2. Col secondo motivo il ricorrente impugna il rigetto della domanda di rilascio del permesso di soggiorno per motivi umanitari. Sostiene che la Corte d’appello avrebbe errato nel rigettare la suddetta domanda, per non aver tenuto conto delle seguenti circostanze:

-) il rimpatrio avrebbe “segnato la brusca interruzione dell’intrapreso percorso di conquista di una vita normale”;

-) il rimpatrio avrebbe comportato il ritorno ad una “dimensione sociale e culturale e penalizzante”;

-) il rimpatrio avrebbe comportato la compromissione dei diritti e libertà fondamentali inviolabili;

-) il rimpatrio avrebbe irrimediabilmente compromesso la serenità e l’unità del nucleo familiare, dal momento che il ricorrente aveva un figlio nato in Italia.

2.1. Le prime due censure sono manifestamente inammissibili.

Esse infatti nella sostanza prospettano non già una violazione di legge, ma l’omesso esame di circostanze di fatto, denuncia non consentita dall’art. 348 ter c.p.c., comma 4, essendovi stata nei due

gradi di merito una doppia conforme.

In ogni caso le suddette censure sarebbero comunque inammissibile in quanto la Corte d’appello, con apprezzamento di fatto riservato al giudice di merito, ha escluso che il rimpatrio del ricorrente potesse comportare una violazione dei suoi diritti fondamentali.

Quanto all’ultima censura, essa è del pari inammissibile per tre ragioni:

a) la Corte d’appello non ha trascurato di considerare che il ricorrente ha un figlio minore nato in Italia, ma ha ritenuto che tale circostanza fosse stata tardivamente dedotta in giudizio soltanto con la comparsa conclusionale d’appello, e quindi non potesse essere presa in esame; tale ratio decidendi non viene investita dal ricorso;

b) la presenza di un figlio minore è presupposto legittimante non già il rilascio della protezione sussidiaria od umanitaria, ma il rilascio dello speciale permesso di soggiorno di cui al D.Lgs. n. 286 del 1998, art. 31;

c) in ogni caso questa Corte ha già stabilito che il D.Lgs. n. 286 del 1998, art. 31, non istituisce alcun rigido automatismo fra nascita di un figlio e diritto al permesso di soggiorno, occorrendo accertare caso per caso se la partenza del genitore sia o non sia di nocumento “grave” per il figlio (Sez. 1, Ordinanza n. 26831 del 21/10/2019, Rv. 655629 – 01).

3. Non occorre provvedere sulle spese del presente giudizio, non essendovi stata difesa delle parti intimate.

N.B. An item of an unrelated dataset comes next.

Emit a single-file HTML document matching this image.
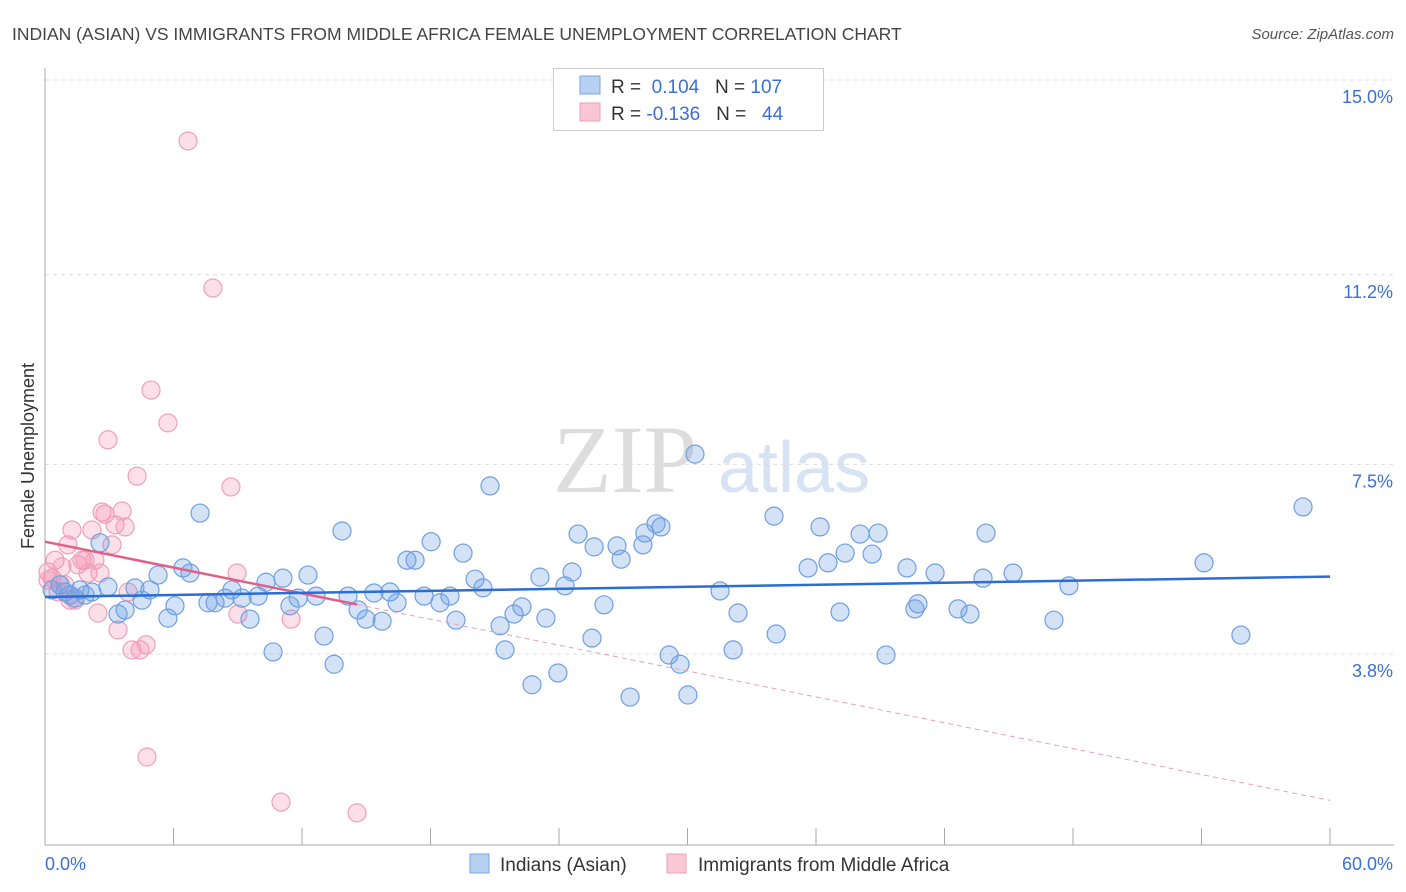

La circostanza che il ricorrente sia stato ammesso al patrocinio a spese dello Stato esclude l’obbligo del pagamento, da parte sua, dell’ulteriore importo a titolo di contributo unificato pari a quello dovuto per l’impugnazione, ai sensi del D.P.R. 30 maggio 2002, n. 115, art. 13, comma 1 quater (nel testo introdotto dalla L. 24 dicembre 2012, n. 228, art. 1, comma 17), in virtù della prenotazione a debito prevista dal combinato disposto di cui agli artt. 11 e 131 del decreto sopra ricordato (Sez. 6 – 3, Ordinanza n. 9538 del 12/04/2017, Rv. 643826 – 01), salvo che la suddetta ammissione non sia stata ancora, o venisse in seguito, revocata dal giudice a ciò competente.

PQM

la Corte di Cassazione:

(-) dichiara inammissibile il ricorso;

(-) dà atto che sussistono in astratto i presupposti previsti dal D.P.R. 30 maggio 2002, n. 115, art. 13, comma 1 quater, per il versamento da parte del ricorrente di un ulteriore importo a titolo di contributo unificato pari a quello previsto per l’impugnazione, se risultasse dovuto nel caso specifico.

Così deciso in Roma, nella Camera di consiglio della Sezione Prima Civile della Corte di Cassazione, il 17 novembre 2020.